> _Set exercise_
Write out each line from the data below that includes the word "with".

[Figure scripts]
·····

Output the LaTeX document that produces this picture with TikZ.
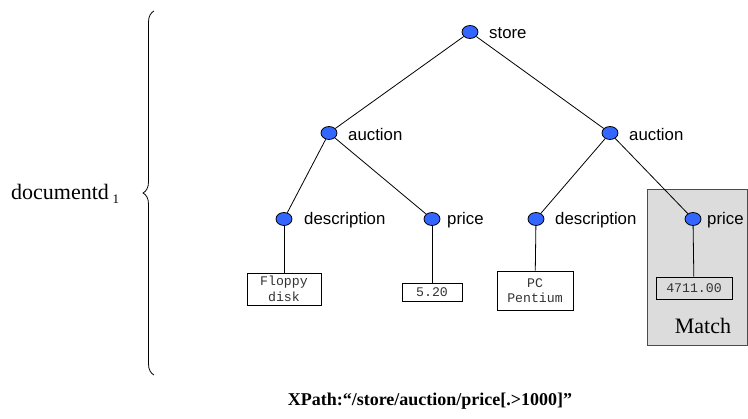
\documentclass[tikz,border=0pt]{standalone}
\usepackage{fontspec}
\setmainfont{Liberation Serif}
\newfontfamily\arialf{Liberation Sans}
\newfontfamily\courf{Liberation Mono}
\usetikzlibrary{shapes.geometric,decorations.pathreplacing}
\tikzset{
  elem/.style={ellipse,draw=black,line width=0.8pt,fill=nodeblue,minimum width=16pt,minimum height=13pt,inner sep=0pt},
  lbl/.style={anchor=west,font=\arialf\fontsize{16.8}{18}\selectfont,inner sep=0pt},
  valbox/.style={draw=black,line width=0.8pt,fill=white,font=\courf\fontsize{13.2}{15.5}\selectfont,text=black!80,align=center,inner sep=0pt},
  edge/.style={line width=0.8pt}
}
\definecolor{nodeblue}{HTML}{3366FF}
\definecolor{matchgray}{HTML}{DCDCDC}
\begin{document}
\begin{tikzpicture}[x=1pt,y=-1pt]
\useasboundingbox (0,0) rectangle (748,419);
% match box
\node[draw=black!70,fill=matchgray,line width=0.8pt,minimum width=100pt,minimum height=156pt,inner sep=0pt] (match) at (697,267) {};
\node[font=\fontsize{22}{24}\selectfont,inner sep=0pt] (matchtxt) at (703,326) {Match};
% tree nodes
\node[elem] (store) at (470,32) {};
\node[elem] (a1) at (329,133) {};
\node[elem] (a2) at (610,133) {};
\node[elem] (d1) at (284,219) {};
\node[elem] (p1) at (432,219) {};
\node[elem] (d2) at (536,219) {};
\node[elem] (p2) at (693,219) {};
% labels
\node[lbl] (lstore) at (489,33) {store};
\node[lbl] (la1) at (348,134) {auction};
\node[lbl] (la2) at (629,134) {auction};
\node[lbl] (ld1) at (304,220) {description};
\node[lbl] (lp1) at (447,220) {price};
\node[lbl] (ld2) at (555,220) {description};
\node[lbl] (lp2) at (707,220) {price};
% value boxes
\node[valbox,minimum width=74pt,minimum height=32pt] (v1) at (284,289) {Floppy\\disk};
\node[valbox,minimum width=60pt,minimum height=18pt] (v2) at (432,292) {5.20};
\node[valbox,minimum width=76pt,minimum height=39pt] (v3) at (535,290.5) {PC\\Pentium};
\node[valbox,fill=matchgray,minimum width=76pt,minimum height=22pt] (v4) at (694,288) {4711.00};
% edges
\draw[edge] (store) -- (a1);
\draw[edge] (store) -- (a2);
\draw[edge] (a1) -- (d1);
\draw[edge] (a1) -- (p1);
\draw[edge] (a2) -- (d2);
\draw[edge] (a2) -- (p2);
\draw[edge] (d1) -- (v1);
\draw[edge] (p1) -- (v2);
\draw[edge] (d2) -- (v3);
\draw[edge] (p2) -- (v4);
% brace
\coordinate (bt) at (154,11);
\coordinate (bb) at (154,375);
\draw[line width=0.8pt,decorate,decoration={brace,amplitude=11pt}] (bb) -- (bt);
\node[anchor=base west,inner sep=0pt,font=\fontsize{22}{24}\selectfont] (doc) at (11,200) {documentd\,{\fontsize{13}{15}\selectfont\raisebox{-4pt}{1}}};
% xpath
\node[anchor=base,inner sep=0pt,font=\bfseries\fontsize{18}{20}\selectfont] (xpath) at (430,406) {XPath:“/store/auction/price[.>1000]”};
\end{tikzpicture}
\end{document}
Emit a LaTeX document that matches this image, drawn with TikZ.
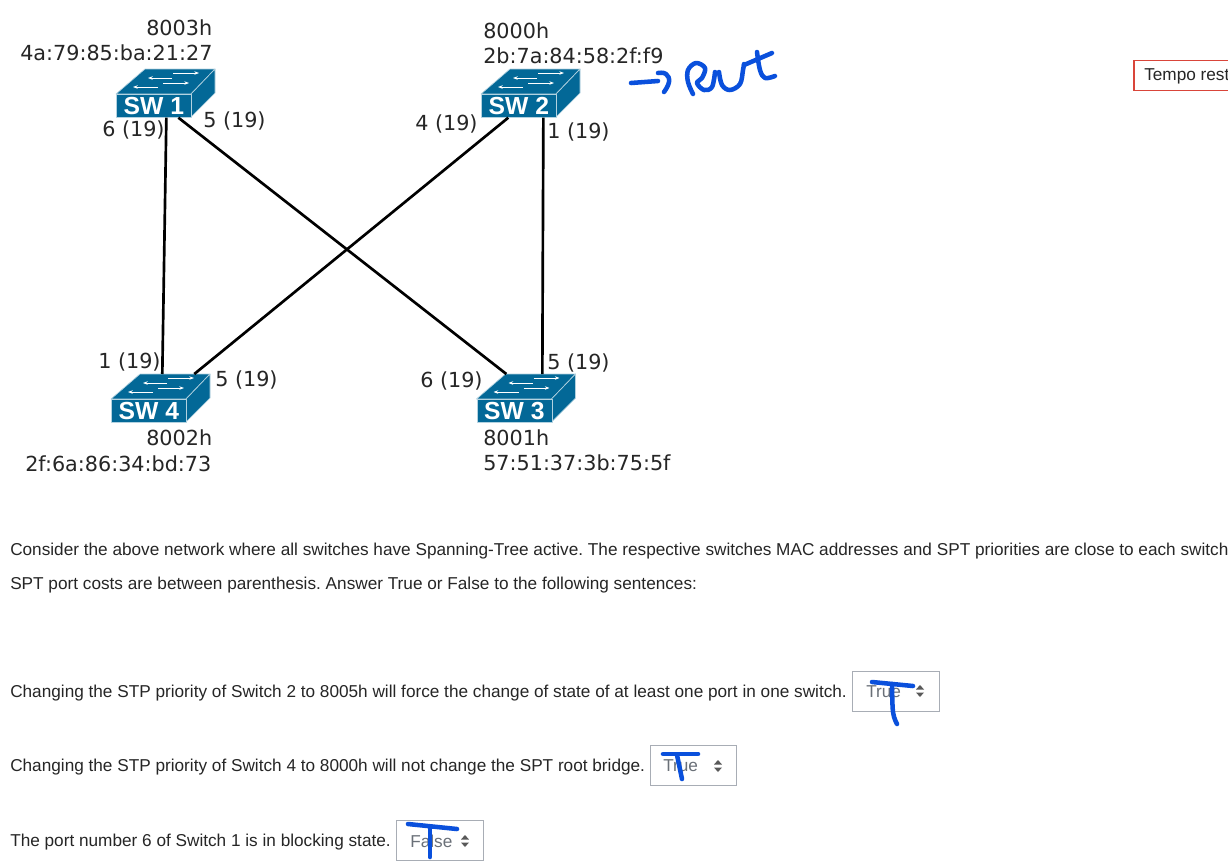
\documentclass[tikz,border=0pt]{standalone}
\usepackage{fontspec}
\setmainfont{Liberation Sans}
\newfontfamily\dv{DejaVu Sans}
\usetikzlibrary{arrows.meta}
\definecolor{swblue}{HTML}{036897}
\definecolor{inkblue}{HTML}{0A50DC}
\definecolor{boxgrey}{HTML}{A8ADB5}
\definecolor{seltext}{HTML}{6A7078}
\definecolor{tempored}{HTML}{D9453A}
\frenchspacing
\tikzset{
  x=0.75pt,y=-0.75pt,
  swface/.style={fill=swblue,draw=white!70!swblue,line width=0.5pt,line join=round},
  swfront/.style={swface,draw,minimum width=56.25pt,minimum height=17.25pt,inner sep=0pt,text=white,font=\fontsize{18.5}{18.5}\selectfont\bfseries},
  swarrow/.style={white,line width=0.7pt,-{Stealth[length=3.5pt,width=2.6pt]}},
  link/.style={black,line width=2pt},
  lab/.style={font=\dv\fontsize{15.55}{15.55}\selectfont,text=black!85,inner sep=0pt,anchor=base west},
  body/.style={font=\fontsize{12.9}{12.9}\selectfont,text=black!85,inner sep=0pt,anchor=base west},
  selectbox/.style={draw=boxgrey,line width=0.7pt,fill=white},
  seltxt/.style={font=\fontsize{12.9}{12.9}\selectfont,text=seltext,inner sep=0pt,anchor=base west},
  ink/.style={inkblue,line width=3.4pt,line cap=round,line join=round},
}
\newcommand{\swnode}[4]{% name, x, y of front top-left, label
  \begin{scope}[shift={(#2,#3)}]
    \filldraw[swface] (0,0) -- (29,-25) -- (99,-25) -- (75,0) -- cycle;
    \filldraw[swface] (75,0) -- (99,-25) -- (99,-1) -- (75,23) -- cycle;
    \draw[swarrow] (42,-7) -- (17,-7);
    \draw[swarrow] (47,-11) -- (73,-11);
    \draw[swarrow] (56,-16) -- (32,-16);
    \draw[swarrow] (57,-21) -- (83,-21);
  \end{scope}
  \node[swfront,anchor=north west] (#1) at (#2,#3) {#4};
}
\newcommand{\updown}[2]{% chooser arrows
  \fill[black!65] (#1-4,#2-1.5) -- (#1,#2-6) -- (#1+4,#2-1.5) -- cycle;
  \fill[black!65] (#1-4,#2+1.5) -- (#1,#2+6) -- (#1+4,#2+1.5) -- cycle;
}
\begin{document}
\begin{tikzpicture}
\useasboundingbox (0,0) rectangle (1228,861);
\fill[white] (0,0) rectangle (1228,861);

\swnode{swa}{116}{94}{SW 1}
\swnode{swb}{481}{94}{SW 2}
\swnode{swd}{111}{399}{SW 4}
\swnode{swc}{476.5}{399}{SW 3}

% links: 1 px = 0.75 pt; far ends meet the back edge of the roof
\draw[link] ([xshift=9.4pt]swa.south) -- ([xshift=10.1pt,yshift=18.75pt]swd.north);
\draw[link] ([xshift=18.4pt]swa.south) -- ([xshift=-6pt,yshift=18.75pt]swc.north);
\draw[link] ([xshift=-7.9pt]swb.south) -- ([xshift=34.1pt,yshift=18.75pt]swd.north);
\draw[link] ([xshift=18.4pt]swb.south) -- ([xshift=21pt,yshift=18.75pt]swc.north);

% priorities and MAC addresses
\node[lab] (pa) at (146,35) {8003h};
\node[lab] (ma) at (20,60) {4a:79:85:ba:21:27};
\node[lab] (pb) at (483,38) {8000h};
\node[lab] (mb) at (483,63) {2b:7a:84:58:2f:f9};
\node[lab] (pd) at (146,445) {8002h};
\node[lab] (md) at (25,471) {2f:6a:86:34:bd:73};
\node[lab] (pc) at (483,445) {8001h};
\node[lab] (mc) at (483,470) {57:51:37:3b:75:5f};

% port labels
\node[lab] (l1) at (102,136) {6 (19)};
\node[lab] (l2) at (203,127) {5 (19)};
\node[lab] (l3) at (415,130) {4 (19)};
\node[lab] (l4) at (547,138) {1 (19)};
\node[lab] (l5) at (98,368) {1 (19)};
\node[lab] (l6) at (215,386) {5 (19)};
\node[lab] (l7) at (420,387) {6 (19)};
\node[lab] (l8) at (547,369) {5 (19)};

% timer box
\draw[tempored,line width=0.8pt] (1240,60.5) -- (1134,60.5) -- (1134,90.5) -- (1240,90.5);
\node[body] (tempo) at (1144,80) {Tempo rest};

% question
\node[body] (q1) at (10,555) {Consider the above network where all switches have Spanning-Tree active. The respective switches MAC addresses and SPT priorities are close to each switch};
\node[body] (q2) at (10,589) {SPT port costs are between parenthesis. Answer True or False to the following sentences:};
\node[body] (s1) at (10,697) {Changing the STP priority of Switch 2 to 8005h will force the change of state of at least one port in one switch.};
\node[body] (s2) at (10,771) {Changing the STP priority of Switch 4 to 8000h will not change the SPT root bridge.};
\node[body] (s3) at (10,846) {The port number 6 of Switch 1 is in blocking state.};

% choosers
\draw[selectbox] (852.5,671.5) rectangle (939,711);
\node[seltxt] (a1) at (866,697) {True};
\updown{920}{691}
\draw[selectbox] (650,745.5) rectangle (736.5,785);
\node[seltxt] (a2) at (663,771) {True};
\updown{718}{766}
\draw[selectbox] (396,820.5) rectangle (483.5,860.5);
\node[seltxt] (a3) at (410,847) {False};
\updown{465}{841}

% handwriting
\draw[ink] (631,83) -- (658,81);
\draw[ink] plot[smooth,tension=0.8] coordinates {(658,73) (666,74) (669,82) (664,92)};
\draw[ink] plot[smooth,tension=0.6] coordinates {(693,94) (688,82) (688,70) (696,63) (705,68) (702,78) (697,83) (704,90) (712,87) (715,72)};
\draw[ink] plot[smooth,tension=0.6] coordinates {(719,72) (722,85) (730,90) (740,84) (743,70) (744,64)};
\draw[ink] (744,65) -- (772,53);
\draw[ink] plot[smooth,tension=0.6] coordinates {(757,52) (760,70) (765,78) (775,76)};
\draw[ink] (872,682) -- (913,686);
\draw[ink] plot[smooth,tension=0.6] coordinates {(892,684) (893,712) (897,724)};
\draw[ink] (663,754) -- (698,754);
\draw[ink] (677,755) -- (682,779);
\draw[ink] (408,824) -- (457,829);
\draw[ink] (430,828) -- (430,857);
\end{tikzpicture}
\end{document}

·····

> _Exercise output_
Output the LaTeX document that produces this picture with TikZ.
Emit a LaTeX document that matches this image, drawn with TikZ.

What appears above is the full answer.